WRITTEN REQUEST
Look through the listing and locate every line containing the word "chart"; copy those lines.

COLLECTED MATERIAL

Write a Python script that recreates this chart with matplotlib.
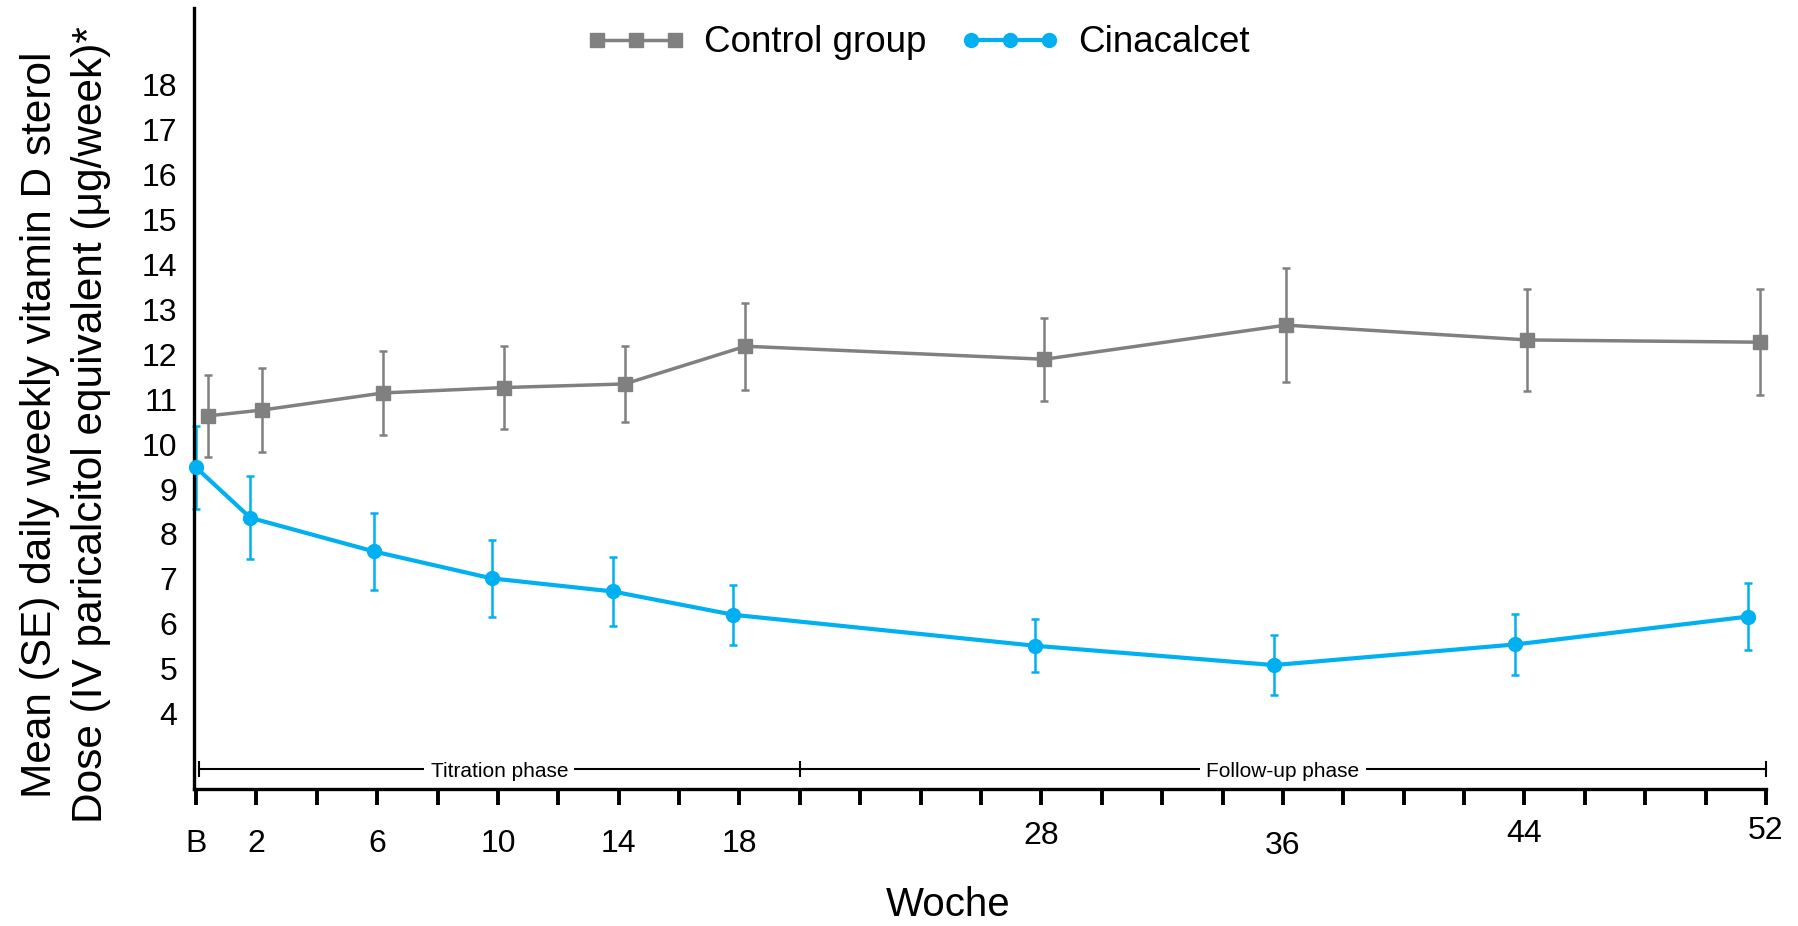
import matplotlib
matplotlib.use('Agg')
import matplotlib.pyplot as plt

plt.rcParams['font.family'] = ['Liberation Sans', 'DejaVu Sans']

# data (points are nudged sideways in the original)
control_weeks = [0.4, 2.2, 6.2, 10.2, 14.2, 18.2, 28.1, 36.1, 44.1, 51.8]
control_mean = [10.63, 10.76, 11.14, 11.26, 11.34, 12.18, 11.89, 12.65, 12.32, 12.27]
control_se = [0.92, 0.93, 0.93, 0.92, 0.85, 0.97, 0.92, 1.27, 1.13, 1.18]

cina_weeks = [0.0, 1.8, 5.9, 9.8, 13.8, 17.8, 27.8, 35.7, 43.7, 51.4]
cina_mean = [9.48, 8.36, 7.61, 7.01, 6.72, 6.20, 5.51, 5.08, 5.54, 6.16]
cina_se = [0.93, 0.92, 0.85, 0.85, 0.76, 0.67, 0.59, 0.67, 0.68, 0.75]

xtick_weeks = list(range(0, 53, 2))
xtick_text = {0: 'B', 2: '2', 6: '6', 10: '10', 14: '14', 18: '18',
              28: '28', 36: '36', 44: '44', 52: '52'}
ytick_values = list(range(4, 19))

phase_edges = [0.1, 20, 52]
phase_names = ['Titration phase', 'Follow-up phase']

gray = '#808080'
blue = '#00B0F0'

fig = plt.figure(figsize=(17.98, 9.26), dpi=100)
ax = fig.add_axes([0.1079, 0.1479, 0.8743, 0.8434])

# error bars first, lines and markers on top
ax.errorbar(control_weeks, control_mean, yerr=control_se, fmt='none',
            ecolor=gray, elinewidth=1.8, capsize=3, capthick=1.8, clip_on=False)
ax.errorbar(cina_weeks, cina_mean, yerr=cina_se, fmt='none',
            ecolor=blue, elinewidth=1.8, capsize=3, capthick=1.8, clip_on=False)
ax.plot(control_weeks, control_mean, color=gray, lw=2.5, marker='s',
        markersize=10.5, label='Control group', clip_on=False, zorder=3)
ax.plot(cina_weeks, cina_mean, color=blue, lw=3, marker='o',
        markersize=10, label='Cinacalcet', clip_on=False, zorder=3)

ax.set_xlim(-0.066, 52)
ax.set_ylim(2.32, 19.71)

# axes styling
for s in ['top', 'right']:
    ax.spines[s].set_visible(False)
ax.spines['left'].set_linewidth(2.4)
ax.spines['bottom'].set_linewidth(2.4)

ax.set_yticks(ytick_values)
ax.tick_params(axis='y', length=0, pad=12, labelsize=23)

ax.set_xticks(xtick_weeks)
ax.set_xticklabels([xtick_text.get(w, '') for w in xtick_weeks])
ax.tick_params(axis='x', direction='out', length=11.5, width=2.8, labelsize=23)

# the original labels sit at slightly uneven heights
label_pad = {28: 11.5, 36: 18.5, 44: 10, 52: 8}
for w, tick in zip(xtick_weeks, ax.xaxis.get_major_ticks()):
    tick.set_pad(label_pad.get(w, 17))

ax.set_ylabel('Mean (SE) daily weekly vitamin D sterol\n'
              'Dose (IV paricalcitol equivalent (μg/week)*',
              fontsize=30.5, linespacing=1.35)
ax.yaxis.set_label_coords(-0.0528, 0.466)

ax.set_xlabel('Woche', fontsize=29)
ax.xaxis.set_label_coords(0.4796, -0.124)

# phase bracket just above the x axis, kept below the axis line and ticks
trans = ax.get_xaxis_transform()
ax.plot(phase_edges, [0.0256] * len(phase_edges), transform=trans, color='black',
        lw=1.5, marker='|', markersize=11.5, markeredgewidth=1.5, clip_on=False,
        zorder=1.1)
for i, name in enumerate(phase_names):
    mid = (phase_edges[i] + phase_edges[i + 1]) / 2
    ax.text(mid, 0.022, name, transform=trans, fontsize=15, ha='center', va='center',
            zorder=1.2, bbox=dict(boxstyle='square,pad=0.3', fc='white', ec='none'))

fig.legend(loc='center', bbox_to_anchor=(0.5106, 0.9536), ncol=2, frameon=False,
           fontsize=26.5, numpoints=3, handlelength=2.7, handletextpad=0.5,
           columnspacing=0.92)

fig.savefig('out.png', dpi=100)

WRITTEN ANSWER
Write a Python script that recreates this chart with matplotlib.

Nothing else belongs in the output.